Annette Bischof-Campbell: Ratgeber Psychologie

09.02.2006

Schlecht gelaunt – na und?

Wer miese Laune hat, sollte andere darüber aufklären, anstatt deren Stimmung zu verderben. Und oft geht es ihm selbst danach besser.

Stellen Sie sich eine Znachteinladung vor. Ein Gast hat schlechte, wirklich schlechte Stimmung. Er kaut an einem massiven Ehezwist herum. Er ist bei der Arbeit völlig überfordert. Er verzweifelt schier ob seiner Schlaflosigkeit. Oder wälzt irgendein anderes Problem. Da er die Stimmung der anderen nicht verderben will, reisst er sich zusammen und setzt eine fröhliche Miene auf.

Wer sich zusammenreisst, unterdrückt seine Gefühle. Das ist für Körper und Gehirn sehr anstrengend, wie Forscher an der Stanford University, Kalifornien, herausfanden. Man fühlt sich schlechter. Es stresst einen, dass man nicht «echt» ist. Man sieht sich nicht als Teil der Gruppe und entwickelt möglicherweise gar einen Groll auf die anderen mit ihrer guten Laune.

Das wahre Gesicht

Je länger der Abend – und je höher der Alkoholpegel –, desto wahrscheinlicher ist es, dass die negativen Gefühle durchsickern. Den anderen erscheint der verstimmte Gast dann als gelangweilt, abweisend oder gar aggressiv. Und vielleicht erleben sie sogar einen Zusammenbruch oder eine Explosion. Das nehmen sie persönlich. Sie wissen ja nicht, was ihn wirklich beschäftigt. So verdirbt er ihnen tatsächlich die Stimmung.

Das lässt sich vermeiden. Jedes schlechte Gefühl hat einen ernst zu nehmenden Auslöser. Das Unterdrücken gelingt daher besser, wenn man es nur kurzfristig tut und wenn der wahren Stimmung zu einem anderen Zeitpunkt Raum gelassen wird. Wer beim Partner oder bei Freunden Dampf ablässt und über sein Problem redet, dem gelingt es auch besser, in einer formelleren Situation eine fröhliche Miene aufzusetzen.

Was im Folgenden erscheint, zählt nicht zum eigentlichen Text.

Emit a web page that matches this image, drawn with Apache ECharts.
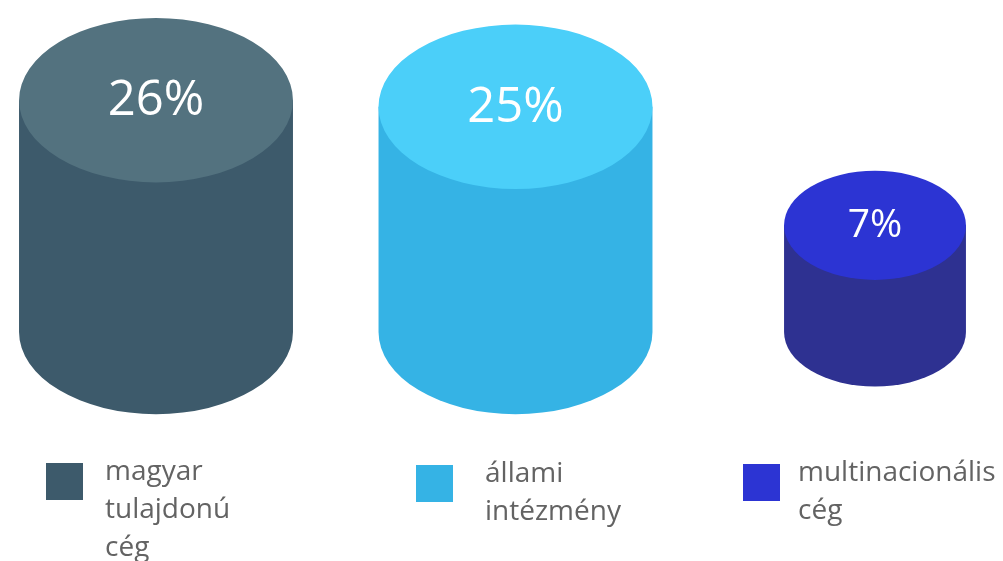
<!DOCTYPE html>
<html>
<head>
<meta charset="utf-8">
<script src="https://cdn.jsdelivr.net/npm/echarts@6/dist/echarts.min.js"></script>
<style>html,body{margin:0;padding:0;background:#fff}#chart{width:1003px;height:561px}</style>
</head>
<body>
<div id="chart"></div>
<script>
// ---- data ----
const categories = ['magyar tulajdonú cég', 'állami intézmény', 'multinacionális cég'];
const values = [26, 25, 7];
const valueLabels = ['26%', '25%', '7%'];
const legendLabels = ['magyar\ntulajdonú\ncég', 'állami\nintézmény', 'multinacionális\ncég'];

// ---- styles ----
const topColors = ['#53727f', '#4bcff9', '#2c34d3'];
const bodyColors = ['#3d5a6b', '#35b3e5', '#2e3191'];
const legendColors = ['#3d5a6b', '#35b3e5', '#2c34d3'];
const widthScale = [1, 1, 0.664];
const labelSizes = [49, 49, 39];
const BASE = -9.2; // axis floor the cylinders stand on

const chart = echarts.init(document.getElementById('chart'));

function ellipsePath(cx, cy, rx, ry) {
  return 'M' + (cx - rx) + ' ' + cy +
    ' A' + rx + ' ' + ry + ' 0 1 0 ' + (cx + rx) + ' ' + cy +
    ' A' + rx + ' ' + ry + ' 0 1 0 ' + (cx - rx) + ' ' + cy + ' Z';
}
function bodyPath(cx, yT, yB, rx, ry) {
  return 'M' + (cx - rx) + ' ' + yT +
    ' L' + (cx - rx) + ' ' + yB +
    ' A' + rx + ' ' + ry + ' 0 0 0 ' + (cx + rx) + ' ' + yB +
    ' L' + (cx + rx) + ' ' + yT + ' Z';
}

function renderItem(params, api) {
  const i = api.value(0);
  const v = api.value(1);
  const top = api.coord([i, v]);
  const bot = api.coord([i, BASE]);
  const band = api.size([1, 0])[0];
  const rx = band * 0.381 * widthScale[i];
  const ry = rx * 0.6;
  const cx = top[0];
  return {
    type: 'group',
    children: [
      { type: 'path', shape: { pathData: bodyPath(cx, top[1], bot[1], rx, ry) },
        style: { fill: bodyColors[i] } },
      { type: 'path', shape: { pathData: ellipsePath(cx, top[1], rx, ry) },
        style: { fill: topColors[i] } },
      { type: 'text', style: { text: valueLabels[i], x: cx, y: top[1] + 1,
          fill: '#ffffff', fontSize: labelSizes[i], fontFamily: 'Open Sans',
          align: 'center', verticalAlign: 'middle' } }
    ]
  };
}

const legendPos = [[46, 463, 105], [416, 465, 485], [743, 464, 798]];
const graphics = [];
legendLabels.forEach((t, i) => {
  const p = legendPos[i];
  graphics.push({ type: 'rect', left: p[0], top: p[1], shape: { width: 37, height: 37 },
    style: { fill: legendColors[i] } });
  graphics.push({ type: 'text', left: p[2], top: p[1] - 10,
    style: { text: t, fontSize: 28, lineHeight: 38, fontFamily: 'Open Sans', fill: '#636363' } });
});

chart.setOption({
  animation: false,
  grid: { left: 156, right: 128, top: 8, bottom: 229 },
  xAxis: { type: 'category', data: categories, boundaryGap: false, show: false },
  yAxis: { type: 'value', min: BASE, max: 40, show: false, splitLine: { show: false } },
  graphic: graphics,
  series: [{
    type: 'custom',
    renderItem: renderItem,
    encode: { x: 0, y: 1 },
    data: values.map((v, i) => [i, v])
  }]
});
</script>
</body>
</html>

Falls die oben erwähnte Einladung im trauten Kreis stattfindet, fährt der verstimmte Gast am besten, wenn er die anderen über seine Laune und ihre Gründe aufklärt: «Ich bin heute etwas bedrückt, ich hab Ärger bei der Arbeit.» Die Gruppe wird nachfragen und Ratschläge geben. Diese sollte er nicht mit heroischen Sätzen wie «Ich muss da allein durch» abblocken. Die anderen würden sich hilflos und abgewiesen fühlen – und ihm das übel nehmen. Wenn er sich indes öffnet und die Tipps dankend annimmt, fühlen sie sich bestätigt und nehmen ihn in der Gruppe auf.

Das Thema wechseln

Wichtig für das Gruppengefühl ist auch, dass ein Gleichgewicht herrscht. Damit sein Problem den Abend nicht dominiert, sollte der Verstimmte das Gespräch nach einem Weilchen weiterleiten: «Danke, ihr habt mir echt geholfen. Jetzt, Ruedi, erzähl doch mal von deinen Ferien.» Er wird merken, dass es ihm wirklich besser geht. Denn er muss sich nicht verstellen, und seine ernst genommenen, schlechten Gefühle treten bereitwilliger in den Hintergrund.

Er wird offen, sich von der guten Stimmung anstecken lassen und Distanz zu seiner Situation gewinnen. Und am Schluss des Abends sieht er sie vielleicht in einem anderen, positiveren Licht. Die Forscher in Stanford nennen das «gedankliche Neubewertung». Ihre Untersuchungen zeigen, dass dies die wesentlich gesündere Strategie ist, mit einer schwierigen, verstörenden Situation umzugehen als das Unterdrücken der schlechten Gefühle.